◆ PROBLEM TO SOLVE ◆
Quote the whole listing exactly. Leave the pictures out of your copy.

================

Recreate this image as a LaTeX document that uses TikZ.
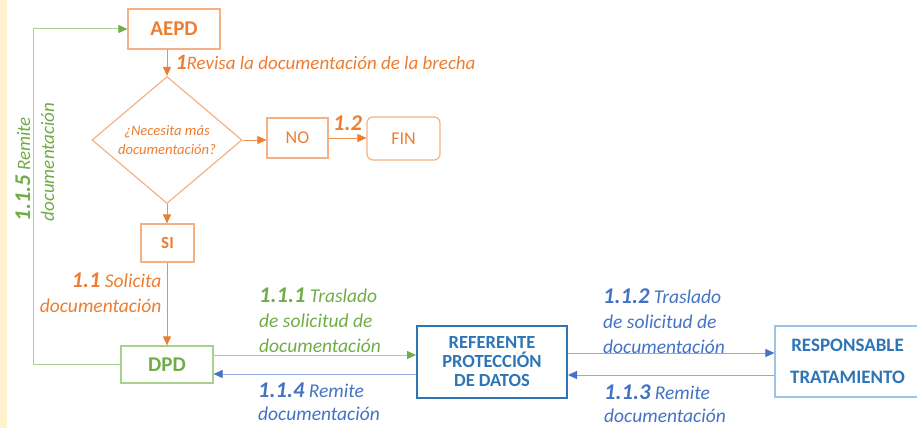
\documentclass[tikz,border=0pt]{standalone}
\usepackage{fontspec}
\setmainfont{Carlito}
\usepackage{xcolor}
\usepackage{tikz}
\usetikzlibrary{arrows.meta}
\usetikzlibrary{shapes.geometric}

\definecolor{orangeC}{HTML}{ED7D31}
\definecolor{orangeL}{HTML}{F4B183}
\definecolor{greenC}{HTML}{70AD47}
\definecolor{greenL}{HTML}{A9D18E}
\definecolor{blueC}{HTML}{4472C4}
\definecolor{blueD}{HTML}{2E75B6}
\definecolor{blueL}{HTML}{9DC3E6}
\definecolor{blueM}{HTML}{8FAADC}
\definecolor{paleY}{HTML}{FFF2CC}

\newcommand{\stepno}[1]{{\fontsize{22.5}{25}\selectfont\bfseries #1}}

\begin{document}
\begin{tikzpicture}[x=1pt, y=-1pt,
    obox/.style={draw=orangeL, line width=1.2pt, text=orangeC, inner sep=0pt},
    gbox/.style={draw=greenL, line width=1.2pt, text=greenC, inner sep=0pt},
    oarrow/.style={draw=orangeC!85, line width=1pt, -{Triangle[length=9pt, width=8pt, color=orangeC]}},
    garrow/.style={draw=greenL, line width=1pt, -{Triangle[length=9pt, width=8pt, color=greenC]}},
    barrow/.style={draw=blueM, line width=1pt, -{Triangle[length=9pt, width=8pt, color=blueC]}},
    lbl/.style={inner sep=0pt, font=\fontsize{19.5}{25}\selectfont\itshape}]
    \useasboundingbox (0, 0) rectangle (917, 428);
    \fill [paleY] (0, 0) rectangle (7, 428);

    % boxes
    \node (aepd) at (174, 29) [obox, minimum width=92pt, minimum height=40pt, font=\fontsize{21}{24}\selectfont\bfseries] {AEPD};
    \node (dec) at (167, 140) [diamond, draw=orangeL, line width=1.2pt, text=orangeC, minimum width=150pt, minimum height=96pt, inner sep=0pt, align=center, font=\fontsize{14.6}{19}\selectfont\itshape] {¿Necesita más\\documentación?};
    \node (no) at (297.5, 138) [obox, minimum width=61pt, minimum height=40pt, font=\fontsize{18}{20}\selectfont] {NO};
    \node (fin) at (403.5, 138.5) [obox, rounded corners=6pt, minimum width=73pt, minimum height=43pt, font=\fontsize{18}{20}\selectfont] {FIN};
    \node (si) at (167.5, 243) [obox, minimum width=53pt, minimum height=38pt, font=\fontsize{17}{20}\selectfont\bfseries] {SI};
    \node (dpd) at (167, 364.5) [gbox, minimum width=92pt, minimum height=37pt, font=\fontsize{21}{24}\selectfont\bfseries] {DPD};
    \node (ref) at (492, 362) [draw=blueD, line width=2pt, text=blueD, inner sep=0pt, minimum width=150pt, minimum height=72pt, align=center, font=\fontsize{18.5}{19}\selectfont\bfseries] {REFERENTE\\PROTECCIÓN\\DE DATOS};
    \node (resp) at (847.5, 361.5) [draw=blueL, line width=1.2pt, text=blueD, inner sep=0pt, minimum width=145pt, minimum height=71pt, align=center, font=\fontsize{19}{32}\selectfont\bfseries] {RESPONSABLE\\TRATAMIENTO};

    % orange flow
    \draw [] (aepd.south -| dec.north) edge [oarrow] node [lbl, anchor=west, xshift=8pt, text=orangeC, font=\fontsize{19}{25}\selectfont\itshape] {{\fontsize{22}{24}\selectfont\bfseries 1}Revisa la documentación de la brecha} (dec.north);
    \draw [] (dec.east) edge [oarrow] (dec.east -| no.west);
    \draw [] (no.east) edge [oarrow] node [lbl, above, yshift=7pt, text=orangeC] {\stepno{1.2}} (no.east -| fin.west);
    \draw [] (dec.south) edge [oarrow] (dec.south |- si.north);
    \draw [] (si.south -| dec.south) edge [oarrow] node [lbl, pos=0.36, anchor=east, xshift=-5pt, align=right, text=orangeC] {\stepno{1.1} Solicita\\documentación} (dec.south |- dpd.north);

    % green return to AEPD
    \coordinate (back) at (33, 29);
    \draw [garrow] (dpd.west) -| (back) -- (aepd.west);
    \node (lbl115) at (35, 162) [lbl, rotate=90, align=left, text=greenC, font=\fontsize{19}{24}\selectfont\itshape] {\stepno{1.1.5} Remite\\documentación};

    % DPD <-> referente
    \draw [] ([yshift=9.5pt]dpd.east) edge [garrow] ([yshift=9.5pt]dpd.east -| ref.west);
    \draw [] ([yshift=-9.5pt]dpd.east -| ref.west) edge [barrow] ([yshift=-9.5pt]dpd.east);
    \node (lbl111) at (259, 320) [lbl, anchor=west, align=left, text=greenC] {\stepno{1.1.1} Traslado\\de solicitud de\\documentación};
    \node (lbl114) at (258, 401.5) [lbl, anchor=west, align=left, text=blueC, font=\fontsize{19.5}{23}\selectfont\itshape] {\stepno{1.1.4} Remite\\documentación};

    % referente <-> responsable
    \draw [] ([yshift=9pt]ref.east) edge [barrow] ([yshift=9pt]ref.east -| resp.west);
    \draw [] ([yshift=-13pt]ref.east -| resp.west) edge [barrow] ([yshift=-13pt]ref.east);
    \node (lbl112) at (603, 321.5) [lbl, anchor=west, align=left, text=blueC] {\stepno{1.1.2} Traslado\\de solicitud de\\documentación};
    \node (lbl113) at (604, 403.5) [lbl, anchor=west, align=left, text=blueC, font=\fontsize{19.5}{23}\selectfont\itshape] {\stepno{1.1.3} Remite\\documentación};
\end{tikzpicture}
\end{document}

================

◆ EXERCISE SOLUTION ◆
Recreate this image as a LaTeX document that uses TikZ.
\documentclass[tikz,border=0pt]{standalone}
\usepackage{fontspec}
\setmainfont{Carlito}
\usepackage{xcolor}
\usepackage{tikz}
\usetikzlibrary{arrows.meta}
\usetikzlibrary{shapes.geometric}

\definecolor{orangeC}{HTML}{ED7D31}
\definecolor{orangeL}{HTML}{F4B183}
\definecolor{greenC}{HTML}{70AD47}
\definecolor{greenL}{HTML}{A9D18E}
\definecolor{blueC}{HTML}{4472C4}
\definecolor{blueD}{HTML}{2E75B6}
\definecolor{blueL}{HTML}{9DC3E6}
\definecolor{blueM}{HTML}{8FAADC}
\definecolor{paleY}{HTML}{FFF2CC}

\newcommand{\stepno}[1]{{\fontsize{22.5}{25}\selectfont\bfseries #1}}

\begin{document}
\begin{tikzpicture}[x=1pt, y=-1pt,
    obox/.style={draw=orangeL, line width=1.2pt, text=orangeC, inner sep=0pt},
    gbox/.style={draw=greenL, line width=1.2pt, text=greenC, inner sep=0pt},
    oarrow/.style={draw=orangeC!85, line width=1pt, -{Triangle[length=9pt, width=8pt, color=orangeC]}},
    garrow/.style={draw=greenL, line width=1pt, -{Triangle[length=9pt, width=8pt, color=greenC]}},
    barrow/.style={draw=blueM, line width=1pt, -{Triangle[length=9pt, width=8pt, color=blueC]}},
    lbl/.style={inner sep=0pt, font=\fontsize{19.5}{25}\selectfont\itshape}]
    \useasboundingbox (0, 0) rectangle (917, 428);
    \fill [paleY] (0, 0) rectangle (7, 428);

    % boxes
    \node (aepd) at (174, 29) [obox, minimum width=92pt, minimum height=40pt, font=\fontsize{21}{24}\selectfont\bfseries] {AEPD};
    \node (dec) at (167, 140) [diamond, draw=orangeL, line width=1.2pt, text=orangeC, minimum width=150pt, minimum height=96pt, inner sep=0pt, align=center, font=\fontsize{14.6}{19}\selectfont\itshape] {¿Necesita más\\documentación?};
    \node (no) at (297.5, 138) [obox, minimum width=61pt, minimum height=40pt, font=\fontsize{18}{20}\selectfont] {NO};
    \node (fin) at (403.5, 138.5) [obox, rounded corners=6pt, minimum width=73pt, minimum height=43pt, font=\fontsize{18}{20}\selectfont] {FIN};
    \node (si) at (167.5, 243) [obox, minimum width=53pt, minimum height=38pt, font=\fontsize{17}{20}\selectfont\bfseries] {SI};
    \node (dpd) at (167, 364.5) [gbox, minimum width=92pt, minimum height=37pt, font=\fontsize{21}{24}\selectfont\bfseries] {DPD};
    \node (ref) at (492, 362) [draw=blueD, line width=2pt, text=blueD, inner sep=0pt, minimum width=150pt, minimum height=72pt, align=center, font=\fontsize{18.5}{19}\selectfont\bfseries] {REFERENTE\\PROTECCIÓN\\DE DATOS};
    \node (resp) at (847.5, 361.5) [draw=blueL, line width=1.2pt, text=blueD, inner sep=0pt, minimum width=145pt, minimum height=71pt, align=center, font=\fontsize{19}{32}\selectfont\bfseries] {RESPONSABLE\\TRATAMIENTO};

    % orange flow
    \draw [] (aepd.south -| dec.north) edge [oarrow] node [lbl, anchor=west, xshift=8pt, text=orangeC, font=\fontsize{19}{25}\selectfont\itshape] {{\fontsize{22}{24}\selectfont\bfseries 1}Revisa la documentación de la brecha} (dec.north);
    \draw [] (dec.east) edge [oarrow] (dec.east -| no.west);
    \draw [] (no.east) edge [oarrow] node [lbl, above, yshift=7pt, text=orangeC] {\stepno{1.2}} (no.east -| fin.west);
    \draw [] (dec.south) edge [oarrow] (dec.south |- si.north);
    \draw [] (si.south -| dec.south) edge [oarrow] node [lbl, pos=0.36, anchor=east, xshift=-5pt, align=right, text=orangeC] {\stepno{1.1} Solicita\\documentación} (dec.south |- dpd.north);

    % green return to AEPD
    \coordinate (back) at (33, 29);
    \draw [garrow] (dpd.west) -| (back) -- (aepd.west);
    \node (lbl115) at (35, 162) [lbl, rotate=90, align=left, text=greenC, font=\fontsize{19}{24}\selectfont\itshape] {\stepno{1.1.5} Remite\\documentación};

    % DPD <-> referente
    \draw [] ([yshift=9.5pt]dpd.east) edge [garrow] ([yshift=9.5pt]dpd.east -| ref.west);
    \draw [] ([yshift=-9.5pt]dpd.east -| ref.west) edge [barrow] ([yshift=-9.5pt]dpd.east);
    \node (lbl111) at (259, 320) [lbl, anchor=west, align=left, text=greenC] {\stepno{1.1.1} Traslado\\de solicitud de\\documentación};
    \node (lbl114) at (258, 401.5) [lbl, anchor=west, align=left, text=blueC, font=\fontsize{19.5}{23}\selectfont\itshape] {\stepno{1.1.4} Remite\\documentación};

    % referente <-> responsable
    \draw [] ([yshift=9pt]ref.east) edge [barrow] ([yshift=9pt]ref.east -| resp.west);
    \draw [] ([yshift=-13pt]ref.east -| resp.west) edge [barrow] ([yshift=-13pt]ref.east);
    \node (lbl112) at (603, 321.5) [lbl, anchor=west, align=left, text=blueC] {\stepno{1.1.2} Traslado\\de solicitud de\\documentación};
    \node (lbl113) at (604, 403.5) [lbl, anchor=west, align=left, text=blueC, font=\fontsize{19.5}{23}\selectfont\itshape] {\stepno{1.1.3} Remite\\documentación};
\end{tikzpicture}
\end{document}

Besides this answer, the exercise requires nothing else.